Yellowknife city council will be keeping a close eye on the city’s Municipal Enforcement Division (MED) this year.
On Monday night, councillors unanimously adopted three priority areas for the division over the course of 2015.
In particular, council says it wants to see:
- improved customer service and interactions with the public;
- more foot and bike patrols on the Frame Lake Trail and in the downtown core; and
- a more proactive enforcement of municipal by-laws.
“I’m really happy to see this coming forward,” said councillor Niels Konge. “I really hope that this will help improve MED’s public image.”
Last fall, an independent review of municipal enforcement in the city found that officers have been given neither clear priorities, nor clear policies to follow.
There was also some concern that the division’s public image wasn’t a positive one.
“In order to improve interactions with the public, you have to be interacting with the public,” said councillor Dan Wong.

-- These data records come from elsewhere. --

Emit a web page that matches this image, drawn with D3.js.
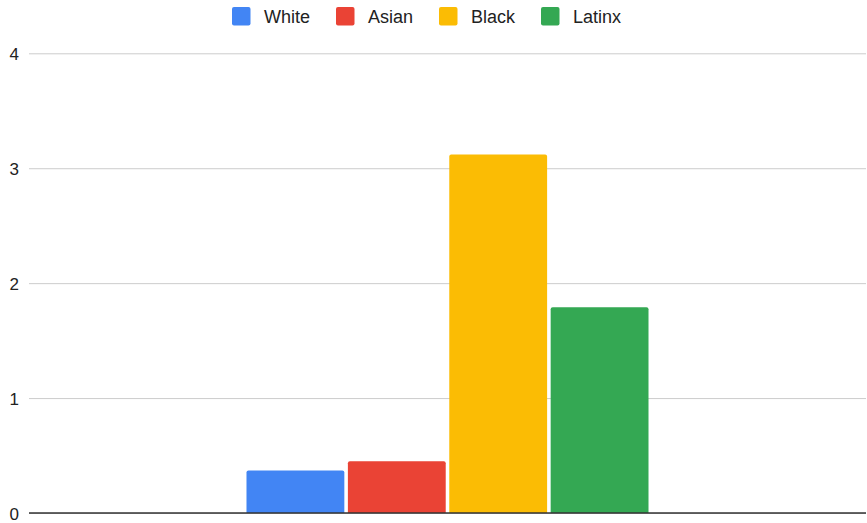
<!DOCTYPE html>
<html>
<head>
<meta charset="utf-8">
<script src="https://cdn.jsdelivr.net/npm/d3@7"></script>
<style>
  body { margin: 0; background: #fff; }
  svg { display: block; font-family: "Liberation Sans", Arial, sans-serif; }
</style>
</head>
<body>
<svg id="chart"></svg>
<script>
// data
const groups = [""];
const seriesNames = ["White", "Asian", "Black", "Latinx"];
const seriesValues = [0.37, 0.45, 3.12, 1.79];
const seriesColors = ["#4285F4", "#EA4335", "#FBBC04", "#34A853"];
const yTicks = [0, 1, 2, 3, 4];

const width = 867;
const height = 523;
const plotLeft = 29, plotRight = 866, plotTop = 53.3, plotBottom = 513;

const svg = d3.select("#chart")
    .attr("width", width)
    .attr("height", height);

const yScale = d3.scaleLinear([0, 4], [plotBottom, plotTop]);

const xGroup = d3.scaleBand(groups, [plotLeft, plotRight])
    .paddingInner(0)
    .paddingOuter(0.541);

const xSeries = d3.scaleBand(seriesNames, [0, xGroup.bandwidth()])
    .paddingInner(0.035)
    .paddingOuter(0);

// grid lines + labels
const yAxis = d3.axisLeft(yScale)
    .tickValues(yTicks)
    .tickSize(-(plotRight - plotLeft))
    .tickPadding(10)
    .tickFormat(d3.format("d"));

const yAxisG = svg.append("g")
    .attr("transform", `translate(${plotLeft},0)`)
    .call(yAxis);

yAxisG.select(".domain").remove();
yAxisG.selectAll(".tick line")
    .attr("stroke", "#cccccc")
    .attr("stroke-width", 1);
yAxisG.selectAll(".tick text")
    .attr("fill", "#222")
    .attr("font-size", 17)
    .attr("dy", "0.38em");

// bars with slightly rounded tops
const r = 2;
function barPath(x, y, w, h) {
    return `M${x},${y + h}V${y + r}Q${x},${y} ${x + r},${y}H${x + w - r}Q${x + w},${y} ${x + w},${y + r}V${y + h}Z`;
}

const bars = seriesNames.map((name, i) => ({ group: groups[0], name: name, value: seriesValues[i], color: seriesColors[i] }));

svg.append("g")
    .selectAll("path")
    .data(bars)
    .join("path")
    .attr("fill", d => d.color)
    .attr("d", d => {
        const x = xGroup(d.group) + xSeries(d.name);
        const y = yScale(d.value);
        return barPath(x, y, xSeries.bandwidth(), yScale(0) - y);
    });

// baseline
svg.append("line")
    .attr("x1", plotLeft)
    .attr("x2", plotRight)
    .attr("y1", yScale(0))
    .attr("y2", yScale(0))
    .attr("stroke", "#333")
    .attr("stroke-width", 1.5);

// legend
const legendX = [232, 336, 439, 541];
const legend = svg.append("g");
const items = legend.selectAll("g")
    .data(seriesNames)
    .join("g")
    .attr("transform", (d, i) => `translate(${legendX[i]},7)`);

items.append("rect")
    .attr("width", 18.5)
    .attr("height", 18.5)
    .attr("rx", 2)
    .attr("fill", (d, i) => seriesColors[i]);

items.append("text")
    .attr("x", 32)
    .attr("y", 9.5)
    .attr("dy", "0.35em")
    .attr("font-size", 18)
    .attr("fill", "#222")
    .text(d => d);
</script>
</body>
</html>
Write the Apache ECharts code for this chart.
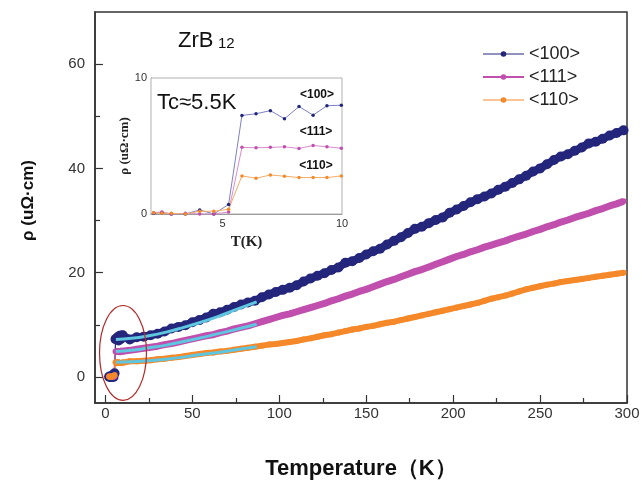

“A first step of interacting with the public is to start getting out of the vehicles more of the time and start being a visible presence on the trails and in the downtown core on foot or on bike.
“It’s also going to be a way to proactively enforce by-laws because it’s a visual deterrent and when there is a by-law infraction such as littering or a dog by-law infraction, I think [officers] will be much more aware outside of the vehicle.”
Like many of his colleagues though, Wong expressed concern over how some of the priority areas would be measured.
“My fear is that improved customer service culture and interactions with the public as well as increased proactive enforcement of municipal by-laws are a little too ambiguous for me.
“I want to make sure that these priorities are able to be translated by staff into action, but I look forward to seeing what we can do with that division.”
In addition to providing monthly reports with statistics related to patrols and by-law infractions, Mayor Mark Heyck says the division will also be responsible for providing a report outlining how priorities set by council have been addressed.
The ultimate goal, says Heyck, is to have the division enforce municipal by-laws more proactively as opposed to leaving it up to complaint-driven processes.
“A lot of this year is going to be about establishing the benchmark but we’re doing that,” said councillor Adrian Bell.
“The other option would be to record information for a year and then try to make changes but we’re doing both at the same time.”